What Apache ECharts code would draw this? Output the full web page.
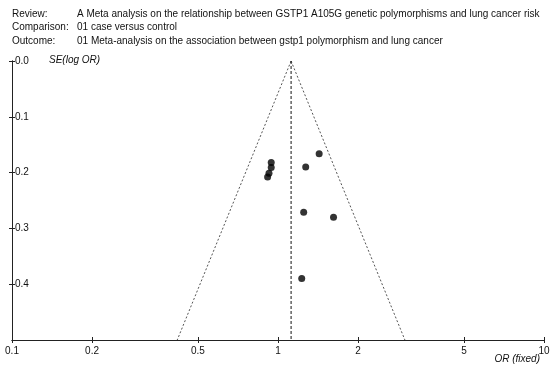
<!DOCTYPE html>
<html>
<head>
<meta charset="utf-8">
<script src="https://cdn.jsdelivr.net/npm/echarts@6/dist/echarts.min.js"></script>
<style>
  html, body { margin: 0; padding: 0; background: #fff; }
  #chart { width: 553px; height: 367px; }
</style>
</head>
<body>
<div id="chart"></div>
<script>
// header lines
const headerLabels = ['Review:', 'Comparison:', 'Outcome:']
const headerValues = [
  'A Meta analysis on the relationship between GSTP1 A105G genetic polymorphisms and lung cancer risk',
  '01 case versus control',
  '01 Meta-analysis on the association between gstp1 polymorphism and lung cancer'
]

// studies
const studyOR = [0.943, 0.943, 0.925, 0.914, 1.428, 1.271, 1.249, 1.617, 1.228]
const studySE = [0.182, 0.191, 0.201, 0.208, 0.166, 0.190, 0.271, 0.280, 0.390]

// pooled estimate and funnel limits
const pooledOR = 1.12
const funnelSE = [0, 0.5]
const funnelLeftOR = [1.12, 0.418]
const funnelRightOR = [1.12, 3.0]

// axes
const xTicks = [0.1, 0.2, 0.5, 1, 2, 5, 10]
const yTicks = [0, 0.1, 0.2, 0.3, 0.4]

const font = 'Liberation Sans, Arial, sans-serif'
const ink = '#111'

const gridBox = { left: 12, right: 9, top: 61, bottom: 27 }

// main axes carry labels + outer ticks, the twin grid adds the inner half of each tick
const makeX = (gridIndex, main) => ({
  type: 'log',
  gridIndex,
  min: 0.1,
  max: 10,
  axisLine: { show: true, onZero: false, lineStyle: { color: '#222', width: 1 } },
  axisTick: { show: true, inside: !main, length: 3, customValues: xTicks, lineStyle: { color: '#222' } },
  axisLabel: {
    show: main,
    customValues: xTicks,
    margin: 6,
    color: ink,
    fontFamily: font,
    fontSize: 10,
    formatter: v => String(+v.toPrecision(3))
  },
  splitLine: { show: false }
})

const makeY = (gridIndex, main) => ({
  type: 'value',
  gridIndex,
  min: 0,
  max: 0.5,
  inverse: true,
  axisLine: { show: true, onZero: false, lineStyle: { color: '#222', width: 1 } },
  axisTick: { show: true, inside: !main, length: 3, customValues: yTicks, lineStyle: { color: '#222' } },
  axisLabel: {
    show: main,
    inside: true,
    customValues: yTicks,
    margin: 3,
    color: ink,
    fontFamily: font,
    fontSize: 10,
    formatter: v => v.toFixed(1)
  },
  splitLine: { show: false }
})

const headerGraphics = []
headerLabels.forEach((label, i) => {
  const y = 15 + i * 13.7
  headerGraphics.push({
    type: 'text', left: 12, top: y - 6,
    style: { text: label, fill: ink, font: '10px ' + font }
  })
  headerGraphics.push({
    type: 'text', left: 77, top: y - 6,
    style: { text: headerValues[i], fill: ink, font: '10px ' + font }
  })
})

const chart = echarts.init(document.getElementById('chart'), null, { renderer: 'canvas' })

chart.setOption({
  backgroundColor: '#fff',
  animation: false,
  grid: [
    Object.assign({}, gridBox),
    Object.assign({}, gridBox)
  ],
  xAxis: [makeX(0, true), makeX(1, false)],
  yAxis: [makeY(0, true), makeY(1, false)],
  graphic: headerGraphics.concat([
    {
      type: 'text', left: 49, top: 55,
      style: { text: 'SE(log OR)', fill: ink, font: 'italic 10px ' + font }
    },
    {
      type: 'text', right: 13, top: 354,
      style: { text: 'OR (fixed)', fill: ink, font: 'italic 10px ' + font }
    }
  ]),
  series: [
    {
      name: 'funnel left',
      type: 'line',
      xAxisIndex: 0, yAxisIndex: 0,
      data: funnelSE.map((se, i) => [funnelLeftOR[i], se]),
      symbol: 'none',
      silent: true,
      lineStyle: { color: '#555', width: 1, type: [2, 2] }
    },
    {
      name: 'funnel right',
      type: 'line',
      xAxisIndex: 0, yAxisIndex: 0,
      data: funnelSE.map((se, i) => [funnelRightOR[i], se]),
      symbol: 'none',
      silent: true,
      lineStyle: { color: '#555', width: 1, type: [2, 2] }
    },
    {
      name: 'pooled',
      type: 'line',
      xAxisIndex: 0, yAxisIndex: 0,
      data: funnelSE.map(se => [pooledOR, se]),
      symbol: 'none',
      silent: true,
      lineStyle: { color: '#111', width: 1, type: [3, 2] }
    },
    {
      name: 'studies',
      type: 'scatter',
      xAxisIndex: 0, yAxisIndex: 0,
      data: studyOR.map((or, i) => [or, studySE[i]]),
      symbol: 'circle',
      symbolSize: 7,
      itemStyle: { color: '#000' }
    }
  ]
})
</script>
</body>
</html>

**SHORT TASK**
Print out the lines exactly, skipping any picture.

**WRITTEN RESPONSE**
What Apache ECharts code would draw this? Output the full web page.
<!DOCTYPE html>
<html>
<head>
<meta charset="utf-8">
<script src="https://cdn.jsdelivr.net/npm/echarts@6/dist/echarts.min.js"></script>
<style>
  html, body { margin: 0; padding: 0; background: #fff; }
  #chart { width: 553px; height: 367px; }
</style>
</head>
<body>
<div id="chart"></div>
<script>
// header lines
const headerLabels = ['Review:', 'Comparison:', 'Outcome:']
const headerValues = [
  'A Meta analysis on the relationship between GSTP1 A105G genetic polymorphisms and lung cancer risk',
  '01 case versus control',
  '01 Meta-analysis on the association between gstp1 polymorphism and lung cancer'
]

// studies
const studyOR = [0.943, 0.943, 0.925, 0.914, 1.428, 1.271, 1.249, 1.617, 1.228]
const studySE = [0.182, 0.191, 0.201, 0.208, 0.166, 0.190, 0.271, 0.280, 0.390]

// pooled estimate and funnel limits
const pooledOR = 1.12
const funnelSE = [0, 0.5]
const funnelLeftOR = [1.12, 0.418]
const funnelRightOR = [1.12, 3.0]

// axes
const xTicks = [0.1, 0.2, 0.5, 1, 2, 5, 10]
const yTicks = [0, 0.1, 0.2, 0.3, 0.4]

const font = 'Liberation Sans, Arial, sans-serif'
const ink = '#111'

const gridBox = { left: 12, right: 9, top: 61, bottom: 27 }

// main axes carry labels + outer ticks, the twin grid adds the inner half of each tick
const makeX = (gridIndex, main) => ({
  type: 'log',
  gridIndex,
  min: 0.1,
  max: 10,
  axisLine: { show: true, onZero: false, lineStyle: { color: '#222', width: 1 } },
  axisTick: { show: true, inside: !main, length: 3, customValues: xTicks, lineStyle: { color: '#222' } },
  axisLabel: {
    show: main,
    customValues: xTicks,
    margin: 6,
    color: ink,
    fontFamily: font,
    fontSize: 10,
    formatter: v => String(+v.toPrecision(3))
  },
  splitLine: { show: false }
})

const makeY = (gridIndex, main) => ({
  type: 'value',
  gridIndex,
  min: 0,
  max: 0.5,
  inverse: true,
  axisLine: { show: true, onZero: false, lineStyle: { color: '#222', width: 1 } },
  axisTick: { show: true, inside: !main, length: 3, customValues: yTicks, lineStyle: { color: '#222' } },
  axisLabel: {
    show: main,
    inside: true,
    customValues: yTicks,
    margin: 3,
    color: ink,
    fontFamily: font,
    fontSize: 10,
    formatter: v => v.toFixed(1)
  },
  splitLine: { show: false }
})

const headerGraphics = []
headerLabels.forEach((label, i) => {
  const y = 15 + i * 13.7
  headerGraphics.push({
    type: 'text', left: 12, top: y - 6,
    style: { text: label, fill: ink, font: '10px ' + font }
  })
  headerGraphics.push({
    type: 'text', left: 77, top: y - 6,
    style: { text: headerValues[i], fill: ink, font: '10px ' + font }
  })
})

const chart = echarts.init(document.getElementById('chart'), null, { renderer: 'canvas' })

chart.setOption({
  backgroundColor: '#fff',
  animation: false,
  grid: [
    Object.assign({}, gridBox),
    Object.assign({}, gridBox)
  ],
  xAxis: [makeX(0, true), makeX(1, false)],
  yAxis: [makeY(0, true), makeY(1, false)],
  graphic: headerGraphics.concat([
    {
      type: 'text', left: 49, top: 55,
      style: { text: 'SE(log OR)', fill: ink, font: 'italic 10px ' + font }
    },
    {
      type: 'text', right: 13, top: 354,
      style: { text: 'OR (fixed)', fill: ink, font: 'italic 10px ' + font }
    }
  ]),
  series: [
    {
      name: 'funnel left',
      type: 'line',
      xAxisIndex: 0, yAxisIndex: 0,
      data: funnelSE.map((se, i) => [funnelLeftOR[i], se]),
      symbol: 'none',
      silent: true,
      lineStyle: { color: '#555', width: 1, type: [2, 2] }
    },
    {
      name: 'funnel right',
      type: 'line',
      xAxisIndex: 0, yAxisIndex: 0,
      data: funnelSE.map((se, i) => [funnelRightOR[i], se]),
      symbol: 'none',
      silent: true,
      lineStyle: { color: '#555', width: 1, type: [2, 2] }
    },
    {
      name: 'pooled',
      type: 'line',
      xAxisIndex: 0, yAxisIndex: 0,
      data: funnelSE.map(se => [pooledOR, se]),
      symbol: 'none',
      silent: true,
      lineStyle: { color: '#111', width: 1, type: [3, 2] }
    },
    {
      name: 'studies',
      type: 'scatter',
      xAxisIndex: 0, yAxisIndex: 0,
      data: studyOR.map((or, i) => [or, studySE[i]]),
      symbol: 'circle',
      symbolSize: 7,
      itemStyle: { color: '#000' }
    }
  ]
})
</script>
</body>
</html>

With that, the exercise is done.